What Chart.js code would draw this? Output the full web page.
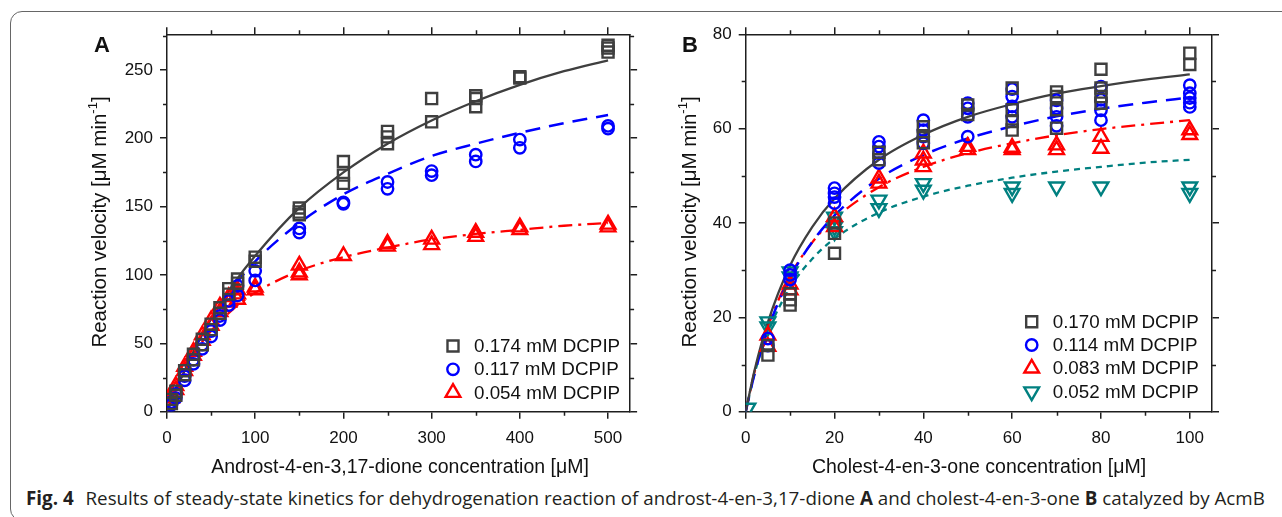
<!DOCTYPE html>
<html>
<head>
<meta charset="utf-8">
<script src="https://cdn.jsdelivr.net/npm/chart.js@4.4.1/dist/chart.umd.min.js"></script>
<style>
  body { margin: 0; background: #fff; width: 1282px; height: 517px; overflow: hidden; position: relative; }
  #frame { position: absolute; left: 10px; top: 11px; width: 1300px; height: 508px; border: 1px solid #666; border-radius: 12px; }
  canvas { position: absolute; top: 0; }
  #cA { left: 0; }
  #cB { left: 641px; }
  #caption { position: absolute; left: 26px; top: 487px; font-family: 'Open Sans', sans-serif; font-size: 18.8px; line-height: 22px; color: #231f20; white-space: nowrap; }
  #caption b { font-weight: 700; margin-right: 7px; }
</style>
</head>
<body>
<div id="frame"></div>
<canvas id="cA" width="641" height="480"></canvas>
<canvas id="cB" width="641" height="480"></canvas>
<div id="caption"><b>Fig. 4</b> Results of steady-state kinetics for dehydrogenation reaction of androst-4-en-3,17-dione <b style="margin:0">A</b> and cholest-4-en-3-one <b style="margin:0">B</b> catalyzed by AcmB</div>

<script>
// ---- panel A: androst-4-en-3,17-dione ----
const concA = [5, 10, 20, 30, 40, 50, 60, 70, 80, 100, 150, 200, 250, 300, 350, 400, 500];
const vA174 = [[6, 9], [12, 15], [27, 30], [38, 42], [49, 53], [60, 64], [72, 76], [86, 90], [94, 97], [110, 113],
  [144, 146, 149], [167, 173, 183], [196, 201, 205], [212, 229], [223, 229, 231], [244, 245], [263, 266, 268]];
const vA117 = [[5, 7], [10, 13], [23, 26], [35, 38], [46, 49], [55, 59], [67, 70], [78, 81], [85, 92], [96, 103],
  [131, 134], [152, 153], [163, 168], [173, 176], [183, 188], [193, 199], [207, 209]];
const vA054 = [[10, 13], [16, 19], [30, 33], [41, 44], [52, 56], [63, 67], [73, 77], [80, 84], [82, 86, 89], [89, 91],
  [100, 102, 107], [114], [121, 123], [122, 126], [128, 131], [133, 135], [135, 137]];
const fitXA = [0, 10, 20, 30, 50, 75, 100, 150, 200, 250, 300, 350, 400, 450, 500];
const fitA174 = [0, 16, 30, 44, 68, 93, 114, 149, 175, 196, 213, 227, 239, 249, 257];
const fitA117 = [0, 17, 31, 45, 68, 91, 110, 138, 159, 174, 187, 196, 204, 211, 217];
const fitA054 = [0, 17, 30, 42, 59, 75, 87, 103, 113, 120, 126, 130, 133, 136, 138];
const ticksXA = [0, 100, 200, 300, 400, 500];
const ticksYA = [0, 50, 100, 150, 200, 250];

// ---- panel B: cholest-4-en-3-one ----
const concB = [5, 10, 20, 30, 40, 50, 60, 70, 80, 100];
const vB170 = [[12, 14], [22.6, 23.7, 25], [33.6, 37.8, 40], [53.4, 55], [57, 58.5, 60.4], [63, 65],
  [59.7, 61.5, 64, 68.6], [60.1, 64, 66.8, 67.8], [65.4, 66.8, 68.6, 72.6], [73.6, 76]];
const vB114 = [[14, 15.5], [28, 29, 30], [44.2, 45.5, 46.3, 47.4], [52.7, 54.8, 56.2, 57.2], [56.9, 58.3, 59.7, 61.8],
  [58.3, 62.5, 64.3, 65.4], [62.5, 64.7, 66.8, 68.4], [60.6, 62.5, 64.3, 66], [61.8, 63.9, 66.1, 68.9], [64.6, 65.5, 66.5, 67.5, 69.2]];
const vB083 = [[13.8, 16.2], [25.8, 27], [39.2, 41.3], [48.4, 49.5], [51.9, 53.3, 54.8], [55.5, 56.2],
  [55.5, 56], [55.5, 56.5], [55.8, 58.3], [58.7, 59.7]];
const concB052 = [0.5, 5, 10, 20, 30, 40, 60, 70, 80, 100];
const vB052 = [[0.8], [18, 19.1], [28.6, 29.7], [38.2, 39.2, 41.3], [43.1, 44.9], [47, 48.4], [46.3, 47.7], [47.7], [47.7], [46.3, 47.7]];
const fitXB = [0, 2, 5, 10, 15, 20, 30, 40, 50, 60, 70, 80, 90, 100];
const fitB170 = [0, 8.8, 19, 31, 39.2, 45.2, 53.4, 58.7, 62.5, 65.2, 67.4, 69, 70.4, 71.5];
const fitB114 = [0, 8, 17.5, 28.4, 36, 41.6, 49.4, 54.4, 57.9, 60.5, 62.6, 64.2, 65.5, 66.6];
const fitB083 = [0, 8.5, 18, 28.8, 35.9, 40.9, 47.6, 51.9, 54.8, 56.9, 58.6, 59.9, 60.9, 61.8];
const fitB052 = [0, 8.1, 16.8, 26.3, 32.4, 36.7, 42.2, 45.6, 47.9, 49.6, 50.9, 51.9, 52.8, 53.4];
const ticksXB = [0, 20, 40, 60, 80, 100];
const ticksYB = [0, 20, 40, 60, 80];

const GREY = '#3f3f3f', BLUE = '#0000ff', RED = '#ff0000', TEAL = '#008080';
const AXIS = '#1e1e1e';
const FONT = "'Liberation Sans', Arial, sans-serif";

function points(xs, reps) {
  const out = [];
  xs.forEach((x, i) => reps[i].forEach(v => out.push({ x: x, y: v })));
  return out;
}
function curve(xs, ys) {
  return xs.map((x, i) => ({ x: x, y: ys[i] }));
}

// minor ticks, axis titles, panel letter and in-plot legend
const decor = {
  id: 'decor',
  afterDraw(chart) {
    const o = chart.options.plugins.decor;
    const ctx = chart.ctx;
    const a = chart.chartArea;
    const sx = chart.scales.x, sy = chart.scales.y;
    ctx.save();
    ctx.strokeStyle = AXIS;
    ctx.lineWidth = 1.5;
    ctx.beginPath();
    for (let v = sx.min; v <= sx.max; v += o.xMinor) {
      if (o.xTicks.includes(v)) continue;
      const p = Math.round(sx.getPixelForValue(v)) + 0.5;
      ctx.moveTo(p, a.bottom); ctx.lineTo(p, a.bottom + 4);
      ctx.moveTo(p, a.top); ctx.lineTo(p, a.top - 4);
    }
    for (let v = sy.min; v <= sy.max; v += o.yMinor) {
      if (o.yTicks.includes(v)) continue;
      const p = Math.round(sy.getPixelForValue(v)) + 0.5;
      ctx.moveTo(a.left, p); ctx.lineTo(a.left - 4, p);
      ctx.moveTo(a.right, p); ctx.lineTo(a.right + 4, p);
    }
    ctx.stroke();

    ctx.fillStyle = '#111';
    // x title
    ctx.font = '19.5px ' + FONT;
    ctx.textAlign = 'center';
    ctx.textBaseline = 'middle';
    ctx.fillText(o.xTitle, o.xTitleX, 468);

    // y title with superscript
    ctx.translate(o.yTitleX, 222);
    ctx.rotate(-Math.PI / 2);
    const main = 'Reaction velocity [\u03bcM min', sup = '-1', end = ']';
    ctx.font = '20.5px ' + FONT;
    const w1 = ctx.measureText(main).width, w3 = ctx.measureText(end).width;
    ctx.font = '13px ' + FONT;
    const w2 = ctx.measureText(sup).width;
    let x0 = -(w1 + w2 + w3) / 2;
    ctx.textAlign = 'left';
    ctx.font = '20.5px ' + FONT;
    ctx.fillText(main, x0, 0);
    ctx.font = '13px ' + FONT;
    ctx.fillText(sup, x0 + w1, -7);
    ctx.font = '20.5px ' + FONT;
    ctx.fillText(end, x0 + w1 + w2, 0);
    ctx.setTransform(1, 0, 0, 1, 0, 0);

    // panel letter
    ctx.font = 'bold 22px ' + FONT;
    ctx.textAlign = 'center';
    ctx.fillText(o.letter, o.letterX, 46);

    // legend
    ctx.font = '18.8px ' + FONT;
    ctx.textAlign = 'left';
    let row = 0;
    chart.data.datasets.forEach(ds => {
      if (!ds.legend) return;
      const y = o.legY + row * 23.3;
      ctx.strokeStyle = ds.borderColor;
      ctx.fillStyle = 'rgba(0,0,0,0)';
      ctx.lineWidth = ds.pointBorderWidth;
      Chart.helpers.drawPoint(ctx, { pointStyle: ds.pointStyle, rotation: ds.pointRotation || 0, radius: ds.pointRadius, borderWidth: ds.pointBorderWidth }, o.legX, y);
      ctx.fillStyle = '#111';
      ctx.fillText(ds.label, o.legX + 21, y + 1);
      row++;
    });
    ctx.restore();
  }
};

function makePanel(id, p) {
  const datasets = [];
  p.series.forEach(s => {
    datasets.push({
      label: s.label, legend: true, data: s.pts, showLine: false,
      pointStyle: s.style, pointRotation: s.rot || 0, pointRadius: s.r,
      borderColor: s.color, backgroundColor: 'rgba(0,0,0,0)', pointBorderWidth: 2.4, borderWidth: 2.4
    });
  });
  p.series.forEach(s => {
    datasets.push({
      data: s.fit, showLine: true, pointRadius: 0, borderColor: s.color, borderWidth: s.lw,
      borderDash: s.dash, cubicInterpolationMode: 'monotone', fill: false
    });
  });
  const H = 480, W = 641;
  const tickFont = { family: FONT, size: 17 };
  const grid = { drawOnChartArea: false, drawTicks: true, tickLength: 7, color: AXIS, lineWidth: 1.5 };
  const border = { display: true, color: AXIS, width: 1.5 };
  const setTicks = vals => axis => { axis.ticks = vals.map(v => ({ value: v })); };
  return new Chart(document.getElementById(id), {
    type: 'scatter',
    data: { datasets: datasets },
    plugins: [decor],
    options: {
      responsive: false, animation: false, devicePixelRatio: 1,
      layout: { padding: 0 },
      plugins: {
        legend: { display: false }, tooltip: { enabled: false },
        decor: p.decor
      },
      scales: {
        x: {
          type: 'linear', position: 'bottom', min: p.xMin, max: p.xMax,
          afterBuildTicks: setTicks(p.xTicks),
          ticks: { font: tickFont, color: '#111', padding: 9, maxRotation: 0, autoSkip: false },
          grid: grid, border: border,
          afterFit: sc => { sc.height = H - 411.7; }
        },
        x2: {
          type: 'linear', position: 'top', min: p.xMin, max: p.xMax,
          afterBuildTicks: setTicks(p.xTicks),
          ticks: { display: false }, grid: grid, border: border,
          afterFit: sc => { sc.height = 34.3; }
        },
        y: {
          type: 'linear', position: 'left', min: 0, max: p.yMax,
          afterBuildTicks: setTicks(p.yTicks),
          ticks: { font: tickFont, color: '#111', padding: 7, autoSkip: false },
          grid: grid, border: border,
          afterFit: sc => { sc.width = p.left; }
        },
        y2: {
          type: 'linear', position: 'right', min: 0, max: p.yMax,
          afterBuildTicks: setTicks(p.yTicks),
          ticks: { display: false }, grid: grid, border: border,
          afterFit: sc => { sc.width = W - p.right; }
        }
      }
    }
  });
}

makePanel('cA', {
  xMin: 0, xMax: 525, yMax: 276, xTicks: ticksXA, yTicks: ticksYA, left: 167, right: 633,
  series: [
    { label: '0.174 mM DCPIP', pts: points(concA, vA174), fit: curve(fitXA, fitA174), color: GREY, style: 'rect', r: 7.8, lw: 2.3, dash: [] },
    { label: '0.117 mM DCPIP', pts: points(concA, vA117), fit: curve(fitXA, fitA117), color: BLUE, style: 'circle', r: 5.7, lw: 2.5, dash: [15, 9] },
    { label: '0.054 mM DCPIP', pts: points(concA, vA054), fit: curve(fitXA, fitA054), color: RED, style: 'triangle', r: 8.5, lw: 2.3, dash: [14, 6, 3, 6] }
  ],
  decor: { xMinor: 50, yMinor: 25, xTicks: ticksXA, yTicks: ticksYA,
    xTitle: 'Androst-4-en-3,17-dione concentration [\u03bcM]', xTitleX: 400, yTitleX: 100,
    letter: 'A', letterX: 102, legX: 453, legY: 346 }
});

makePanel('cB', {
  xMin: 0, xMax: 105, yMax: 80, xTicks: ticksXB, yTicks: ticksYB, left: 104.7, right: 571,
  series: [
    { label: '0.170 mM DCPIP', pts: points(concB, vB170), fit: curve(fitXB, fitB170), color: GREY, style: 'rect', r: 7.8, lw: 2.3, dash: [] },
    { label: '0.114 mM DCPIP', pts: points(concB, vB114), fit: curve(fitXB, fitB114), color: BLUE, style: 'circle', r: 5.7, lw: 2.5, dash: [15, 9] },
    { label: '0.083 mM DCPIP', pts: points(concB, vB083), fit: curve(fitXB, fitB083), color: RED, style: 'triangle', r: 8.5, lw: 2.3, dash: [14, 6, 3, 6] },
    { label: '0.052 mM DCPIP', pts: points(concB052, vB052), fit: curve(fitXB, fitB052), color: TEAL, style: 'triangle', rot: 180, r: 8.5, lw: 2.3, dash: [6, 5] }
  ],
  decor: { xMinor: 10, yMinor: 10, xTicks: ticksXB, yTicks: ticksYB,
    xTitle: 'Cholest-4-en-3-one concentration [\u03bcM]', xTitleX: 338, yTitleX: 49,
    letter: 'B', letterX: 49, legX: 390.7, legY: 321.7 }
});
</script>
</body>
</html>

-*-

• _Exercise goal_
Repeat the listing above up to and including the line with "catalyzed by AcmB</div>", starting from its first line. Drop any pictures.

• _The output_
What Chart.js code would draw this? Output the full web page.
<!DOCTYPE html>
<html>
<head>
<meta charset="utf-8">
<script src="https://cdn.jsdelivr.net/npm/chart.js@4.4.1/dist/chart.umd.min.js"></script>
<style>
  body { margin: 0; background: #fff; width: 1282px; height: 517px; overflow: hidden; position: relative; }
  #frame { position: absolute; left: 10px; top: 11px; width: 1300px; height: 508px; border: 1px solid #666; border-radius: 12px; }
  canvas { position: absolute; top: 0; }
  #cA { left: 0; }
  #cB { left: 641px; }
  #caption { position: absolute; left: 26px; top: 487px; font-family: 'Open Sans', sans-serif; font-size: 18.8px; line-height: 22px; color: #231f20; white-space: nowrap; }
  #caption b { font-weight: 700; margin-right: 7px; }
</style>
</head>
<body>
<div id="frame"></div>
<canvas id="cA" width="641" height="480"></canvas>
<canvas id="cB" width="641" height="480"></canvas>
<div id="caption"><b>Fig. 4</b> Results of steady-state kinetics for dehydrogenation reaction of androst-4-en-3,17-dione <b style="margin:0">A</b> and cholest-4-en-3-one <b style="margin:0">B</b> catalyzed by AcmB</div>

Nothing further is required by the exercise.